Notably, with the booming development of the ETF (Exchange-Traded Fund) market, by the end of 2025, among the top 100 fund distributors, securities firms’ “stock index fund holdings” increased by approximately 21% compared to the end of the first half of 2025, and “non-money market fund holdings” grew by about 24%.

In response, Sun Ting, Chief Analyst of Non-Banking Financials at Dongwu Securities, stated: “Securities firms have obvious advantages in the sales of equity products, especially ETFs. In recent years, securities firms have accelerated their transformation in wealth management, with flexible organizational restructuring and product introduction. The future growth potential of securities firms in the sales of equity funds is promising.”

From the internal competitive landscape of securities firms, industry competition is fierce, and the Matthew effect remains prominent, with leading firms such as CITIC Securities, Huatai Securities, and Guotai Haitong firmly maintaining their positions in the first tier of fund distribution.
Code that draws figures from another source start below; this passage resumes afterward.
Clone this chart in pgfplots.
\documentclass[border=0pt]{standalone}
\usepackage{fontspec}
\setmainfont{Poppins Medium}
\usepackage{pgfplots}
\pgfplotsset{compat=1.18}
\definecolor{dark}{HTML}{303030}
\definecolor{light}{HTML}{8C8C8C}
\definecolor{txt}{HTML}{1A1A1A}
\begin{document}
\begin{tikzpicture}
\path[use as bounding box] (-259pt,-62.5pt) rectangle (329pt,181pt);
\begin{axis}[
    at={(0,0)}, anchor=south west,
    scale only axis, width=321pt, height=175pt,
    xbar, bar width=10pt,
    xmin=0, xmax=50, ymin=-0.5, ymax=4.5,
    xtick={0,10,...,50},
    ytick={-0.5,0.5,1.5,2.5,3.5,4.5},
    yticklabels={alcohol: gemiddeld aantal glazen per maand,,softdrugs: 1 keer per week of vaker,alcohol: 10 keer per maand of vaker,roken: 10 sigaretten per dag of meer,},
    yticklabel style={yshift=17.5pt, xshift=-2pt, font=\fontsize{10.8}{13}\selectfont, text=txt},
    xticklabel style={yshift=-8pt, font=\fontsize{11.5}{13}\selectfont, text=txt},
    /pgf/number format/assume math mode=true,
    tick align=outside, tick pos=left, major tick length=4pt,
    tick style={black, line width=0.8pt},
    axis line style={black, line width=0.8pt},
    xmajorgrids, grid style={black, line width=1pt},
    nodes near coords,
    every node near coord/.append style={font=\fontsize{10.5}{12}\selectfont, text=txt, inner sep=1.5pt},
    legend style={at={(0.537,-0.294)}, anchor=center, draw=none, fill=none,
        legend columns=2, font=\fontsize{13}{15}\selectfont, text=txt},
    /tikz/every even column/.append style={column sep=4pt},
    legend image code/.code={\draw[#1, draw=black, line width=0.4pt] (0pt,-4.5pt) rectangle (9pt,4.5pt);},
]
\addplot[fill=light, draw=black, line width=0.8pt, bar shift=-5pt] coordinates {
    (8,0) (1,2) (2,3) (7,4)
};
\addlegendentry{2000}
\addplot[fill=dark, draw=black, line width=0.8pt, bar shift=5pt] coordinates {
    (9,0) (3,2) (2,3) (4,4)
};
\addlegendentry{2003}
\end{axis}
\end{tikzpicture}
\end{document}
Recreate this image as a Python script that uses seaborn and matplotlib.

Yu Fenghui, Senior Researcher at Pangu Think Tank (Beijing) Information Consulting Co., Ltd., told Securities Daily: “In the field of fund distribution, securities firms have considerable potential for business growth. On one hand, they have a large active client base with a high acceptance of equity products; on the other hand, they possess professional investment research capabilities and investment advisory systems, enabling precise product matching and personalized asset allocation for clients. Moving forward, securities firms need to continuously optimize their distribution product structure, diversify product offerings, and focus on improving fund advisory services to increase client asset scales and loyalty, shifting from simple product distribution to comprehensive asset allocation services, thereby building long-term market competitiveness.”